_Goal_
Give only the number of lines where "that" occurs.

_Data for this task_
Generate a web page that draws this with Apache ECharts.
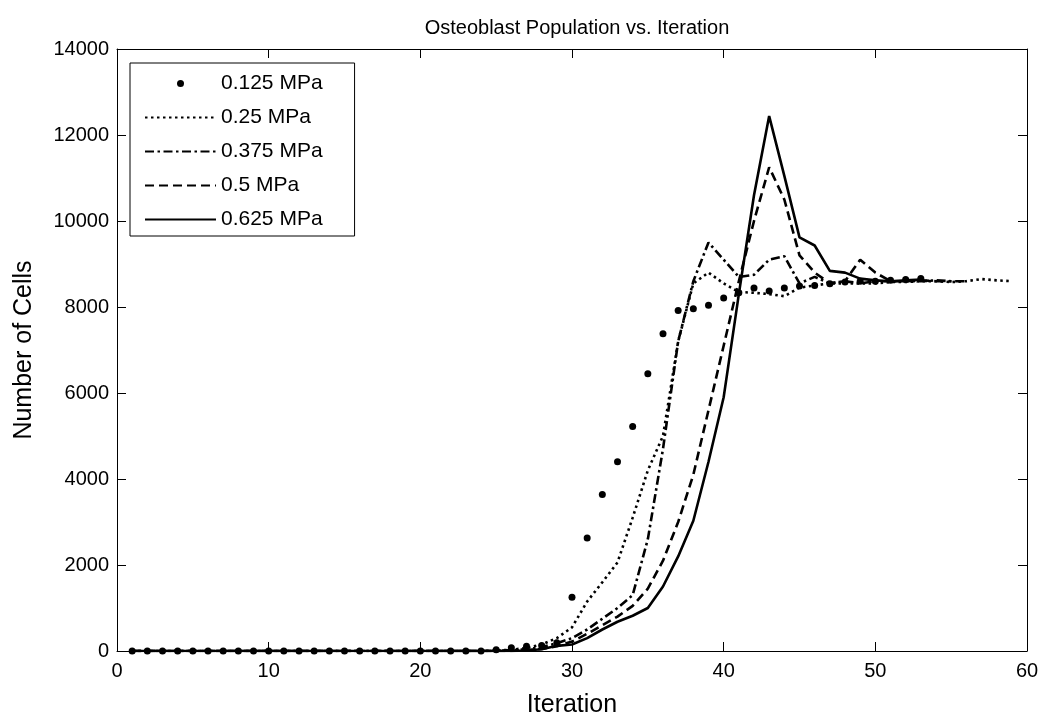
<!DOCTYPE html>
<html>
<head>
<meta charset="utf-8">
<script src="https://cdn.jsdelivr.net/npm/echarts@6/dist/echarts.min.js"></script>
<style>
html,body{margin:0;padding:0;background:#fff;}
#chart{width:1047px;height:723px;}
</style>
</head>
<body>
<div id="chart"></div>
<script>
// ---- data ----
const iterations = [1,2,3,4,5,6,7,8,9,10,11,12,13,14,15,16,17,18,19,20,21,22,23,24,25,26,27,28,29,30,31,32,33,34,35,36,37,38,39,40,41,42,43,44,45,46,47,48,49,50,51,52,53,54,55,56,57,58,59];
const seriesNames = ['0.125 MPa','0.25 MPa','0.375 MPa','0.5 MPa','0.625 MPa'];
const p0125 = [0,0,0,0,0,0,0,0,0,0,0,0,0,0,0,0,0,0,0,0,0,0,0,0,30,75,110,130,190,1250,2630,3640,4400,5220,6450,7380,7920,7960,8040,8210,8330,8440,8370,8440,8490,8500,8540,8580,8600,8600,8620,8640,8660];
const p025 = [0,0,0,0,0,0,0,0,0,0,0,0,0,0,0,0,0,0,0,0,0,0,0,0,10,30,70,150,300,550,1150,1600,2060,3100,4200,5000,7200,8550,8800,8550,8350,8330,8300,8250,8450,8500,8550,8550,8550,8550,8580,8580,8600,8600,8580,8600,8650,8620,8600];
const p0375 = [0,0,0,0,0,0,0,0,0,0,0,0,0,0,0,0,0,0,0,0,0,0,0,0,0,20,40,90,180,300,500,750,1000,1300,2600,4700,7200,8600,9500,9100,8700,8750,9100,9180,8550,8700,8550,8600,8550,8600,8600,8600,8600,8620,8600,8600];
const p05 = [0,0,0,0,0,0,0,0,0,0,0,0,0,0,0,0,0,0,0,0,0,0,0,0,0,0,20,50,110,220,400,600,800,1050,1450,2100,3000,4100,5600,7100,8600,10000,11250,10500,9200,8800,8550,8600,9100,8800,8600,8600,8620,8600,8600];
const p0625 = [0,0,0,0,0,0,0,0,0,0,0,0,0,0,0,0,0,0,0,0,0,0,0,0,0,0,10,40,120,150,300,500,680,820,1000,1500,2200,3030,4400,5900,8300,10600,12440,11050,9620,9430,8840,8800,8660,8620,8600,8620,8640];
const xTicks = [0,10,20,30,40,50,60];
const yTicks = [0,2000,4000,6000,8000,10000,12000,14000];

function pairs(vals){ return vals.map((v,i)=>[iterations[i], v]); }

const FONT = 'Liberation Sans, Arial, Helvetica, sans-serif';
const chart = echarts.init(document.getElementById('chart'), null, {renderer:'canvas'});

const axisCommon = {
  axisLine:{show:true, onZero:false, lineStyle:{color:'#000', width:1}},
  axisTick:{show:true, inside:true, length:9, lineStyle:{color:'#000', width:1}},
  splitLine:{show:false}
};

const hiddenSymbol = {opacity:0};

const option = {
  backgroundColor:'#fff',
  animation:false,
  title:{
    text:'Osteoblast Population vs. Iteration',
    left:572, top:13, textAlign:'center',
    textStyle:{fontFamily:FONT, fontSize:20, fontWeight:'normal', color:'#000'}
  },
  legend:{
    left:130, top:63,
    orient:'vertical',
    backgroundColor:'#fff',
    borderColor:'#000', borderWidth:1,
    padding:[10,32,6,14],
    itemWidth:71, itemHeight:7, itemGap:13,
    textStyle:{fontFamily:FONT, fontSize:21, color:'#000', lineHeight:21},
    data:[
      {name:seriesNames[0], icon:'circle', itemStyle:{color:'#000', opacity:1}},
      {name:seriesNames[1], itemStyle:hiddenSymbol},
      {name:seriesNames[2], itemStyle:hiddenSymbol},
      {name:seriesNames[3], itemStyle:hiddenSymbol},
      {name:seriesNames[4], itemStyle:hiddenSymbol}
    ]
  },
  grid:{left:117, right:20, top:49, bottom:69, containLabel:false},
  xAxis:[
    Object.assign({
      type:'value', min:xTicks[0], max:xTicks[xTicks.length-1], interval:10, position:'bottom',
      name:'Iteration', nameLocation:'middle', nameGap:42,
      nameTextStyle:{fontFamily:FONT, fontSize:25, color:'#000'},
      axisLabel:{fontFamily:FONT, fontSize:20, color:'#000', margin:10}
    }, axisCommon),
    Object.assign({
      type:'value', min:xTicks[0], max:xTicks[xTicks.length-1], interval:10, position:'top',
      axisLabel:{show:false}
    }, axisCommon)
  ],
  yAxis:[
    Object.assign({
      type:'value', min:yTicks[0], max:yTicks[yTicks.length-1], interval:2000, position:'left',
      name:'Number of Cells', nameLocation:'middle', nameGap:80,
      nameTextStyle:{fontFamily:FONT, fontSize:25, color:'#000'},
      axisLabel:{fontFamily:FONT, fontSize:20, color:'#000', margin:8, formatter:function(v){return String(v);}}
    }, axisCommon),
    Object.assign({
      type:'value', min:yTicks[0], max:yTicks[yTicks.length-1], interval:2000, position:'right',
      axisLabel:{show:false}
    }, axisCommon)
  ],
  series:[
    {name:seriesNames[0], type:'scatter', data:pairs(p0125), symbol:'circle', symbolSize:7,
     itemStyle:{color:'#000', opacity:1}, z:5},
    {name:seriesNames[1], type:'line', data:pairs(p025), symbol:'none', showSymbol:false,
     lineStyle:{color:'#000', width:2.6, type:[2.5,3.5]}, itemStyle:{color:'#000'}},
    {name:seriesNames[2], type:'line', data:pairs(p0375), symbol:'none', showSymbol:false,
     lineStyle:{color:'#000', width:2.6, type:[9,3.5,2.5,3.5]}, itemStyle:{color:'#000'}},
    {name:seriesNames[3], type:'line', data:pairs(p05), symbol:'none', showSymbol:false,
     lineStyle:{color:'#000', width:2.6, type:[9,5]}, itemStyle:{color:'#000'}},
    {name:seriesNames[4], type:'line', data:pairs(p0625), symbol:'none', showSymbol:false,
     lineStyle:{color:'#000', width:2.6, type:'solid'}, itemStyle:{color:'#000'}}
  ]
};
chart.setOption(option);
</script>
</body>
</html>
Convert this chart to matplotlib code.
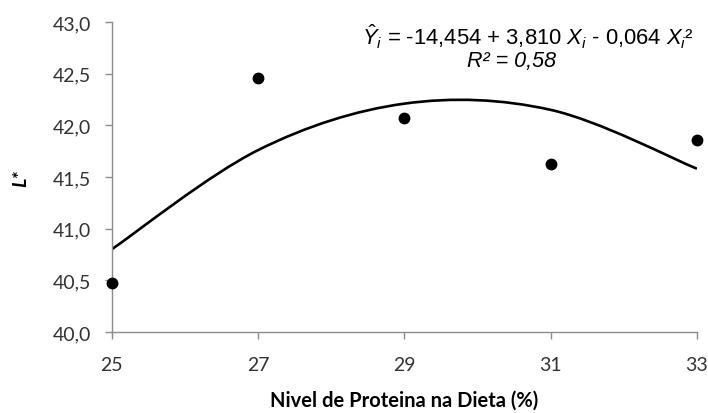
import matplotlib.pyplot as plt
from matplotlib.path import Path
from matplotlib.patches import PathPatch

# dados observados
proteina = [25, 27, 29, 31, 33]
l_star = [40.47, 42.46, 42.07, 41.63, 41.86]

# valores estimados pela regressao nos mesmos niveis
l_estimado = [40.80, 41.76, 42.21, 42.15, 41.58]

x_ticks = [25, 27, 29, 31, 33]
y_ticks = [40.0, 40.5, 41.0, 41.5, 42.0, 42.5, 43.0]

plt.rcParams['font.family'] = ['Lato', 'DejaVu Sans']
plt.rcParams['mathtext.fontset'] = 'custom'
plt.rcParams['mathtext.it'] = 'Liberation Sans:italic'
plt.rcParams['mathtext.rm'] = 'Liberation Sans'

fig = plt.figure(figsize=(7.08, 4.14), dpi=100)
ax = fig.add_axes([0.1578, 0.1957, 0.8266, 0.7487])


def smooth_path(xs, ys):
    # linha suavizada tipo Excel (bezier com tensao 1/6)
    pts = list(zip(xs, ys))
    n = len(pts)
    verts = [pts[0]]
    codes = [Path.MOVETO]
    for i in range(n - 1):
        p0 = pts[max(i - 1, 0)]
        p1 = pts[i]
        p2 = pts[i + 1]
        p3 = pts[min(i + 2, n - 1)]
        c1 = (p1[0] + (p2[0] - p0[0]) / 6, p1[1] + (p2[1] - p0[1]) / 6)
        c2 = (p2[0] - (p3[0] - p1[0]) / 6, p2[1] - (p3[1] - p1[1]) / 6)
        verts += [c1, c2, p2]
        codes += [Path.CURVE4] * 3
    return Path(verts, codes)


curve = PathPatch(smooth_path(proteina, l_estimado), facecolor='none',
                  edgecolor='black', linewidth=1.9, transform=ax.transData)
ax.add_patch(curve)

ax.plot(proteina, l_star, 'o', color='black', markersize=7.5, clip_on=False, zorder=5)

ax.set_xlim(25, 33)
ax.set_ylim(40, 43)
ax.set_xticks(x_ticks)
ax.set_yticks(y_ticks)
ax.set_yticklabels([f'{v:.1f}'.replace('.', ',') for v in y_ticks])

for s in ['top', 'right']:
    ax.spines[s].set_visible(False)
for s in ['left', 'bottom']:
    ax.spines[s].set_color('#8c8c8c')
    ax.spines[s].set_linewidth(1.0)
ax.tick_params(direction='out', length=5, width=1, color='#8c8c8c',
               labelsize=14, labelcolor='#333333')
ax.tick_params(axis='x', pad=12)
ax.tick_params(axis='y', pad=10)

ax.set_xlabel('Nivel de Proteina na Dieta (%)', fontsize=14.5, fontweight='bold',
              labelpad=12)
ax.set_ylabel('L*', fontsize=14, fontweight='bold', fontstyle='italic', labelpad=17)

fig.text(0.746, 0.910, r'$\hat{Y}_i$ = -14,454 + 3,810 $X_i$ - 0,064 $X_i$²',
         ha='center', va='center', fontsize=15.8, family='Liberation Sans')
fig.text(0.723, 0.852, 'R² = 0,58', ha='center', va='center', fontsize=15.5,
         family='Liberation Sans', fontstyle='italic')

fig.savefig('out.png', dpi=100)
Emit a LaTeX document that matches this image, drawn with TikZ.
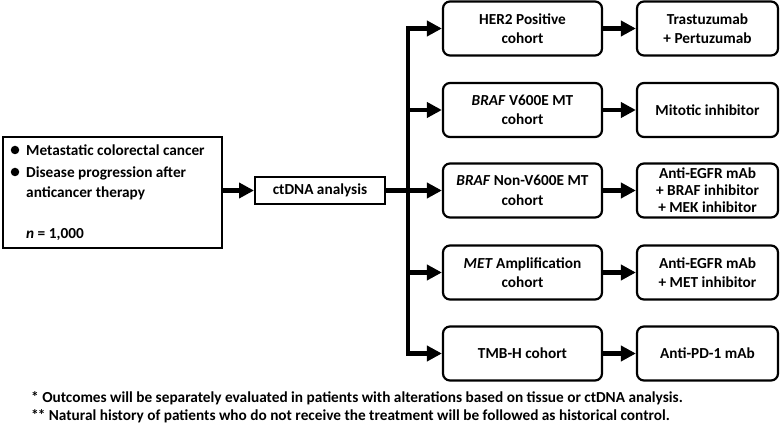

_Written solution_
2